Die Umlage für Verbraucher soll ab Oktober bei 2,419 Cent pro Kilowattstunde liegen – plus Mehrwertsteuer, wie die EU-Kommission am Dienstag klarstellte. Eine Ausnahme von der Besteuerung, wie von Berlin erhofft, ist laut Brüssel nicht möglich. Mit der Mehrwertsteuer werden nun weitere 19 Prozent auf die 2,419 Prozent fällig – also noch einmal rund 0,46 Cent je Kilowattstunde.

Besonders bei denjenigen, die jetzt schon kämpfen, um über die Runden zu kommen, wird die Gasumlage die Situation weiter verschärfen. Fachleute gehen davon aus, dass es gerade in Kombination mit den aktuell hohen Preisen und der Inflation zu einer existenziellen Krise für etliche Haushalte kommen könnte. Im Herbst dürfte es nach Einschätzung der Schuldnerberatungen somit einer Zunahme von verschuldeten Familien und Einzelpersonen geben.
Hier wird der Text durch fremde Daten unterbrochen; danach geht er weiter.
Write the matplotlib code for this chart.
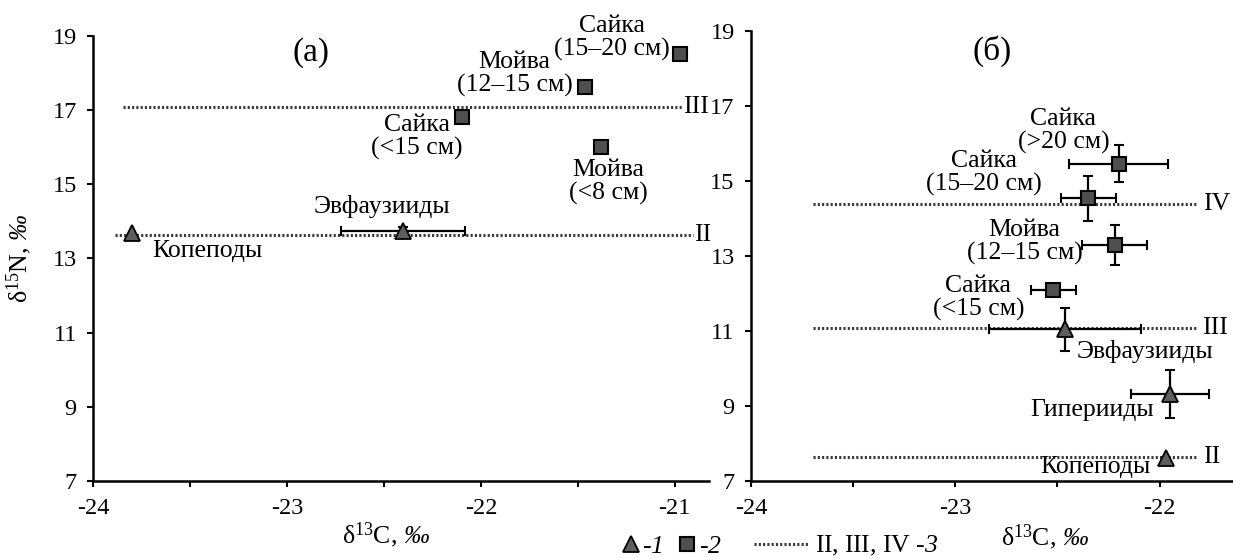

Gasumlage: Für klamme Haushalte könnte es noch enger werden

„Die Gasumlage wird die finanzielle Lage der überschuldeten Haushalte in Deutschland in den kommenden Monaten noch zusätzlich verschärfen“, sagt Ines Moers, Geschäftsführerin der Bundesarbeitsgemeinschaft Schuldnerberatung, unserer Redaktion. Wer sich schon jetzt in wirtschaftlichen Schwierigkeiten befinde, werde es in den kommenden Monaten besonders schwer haben.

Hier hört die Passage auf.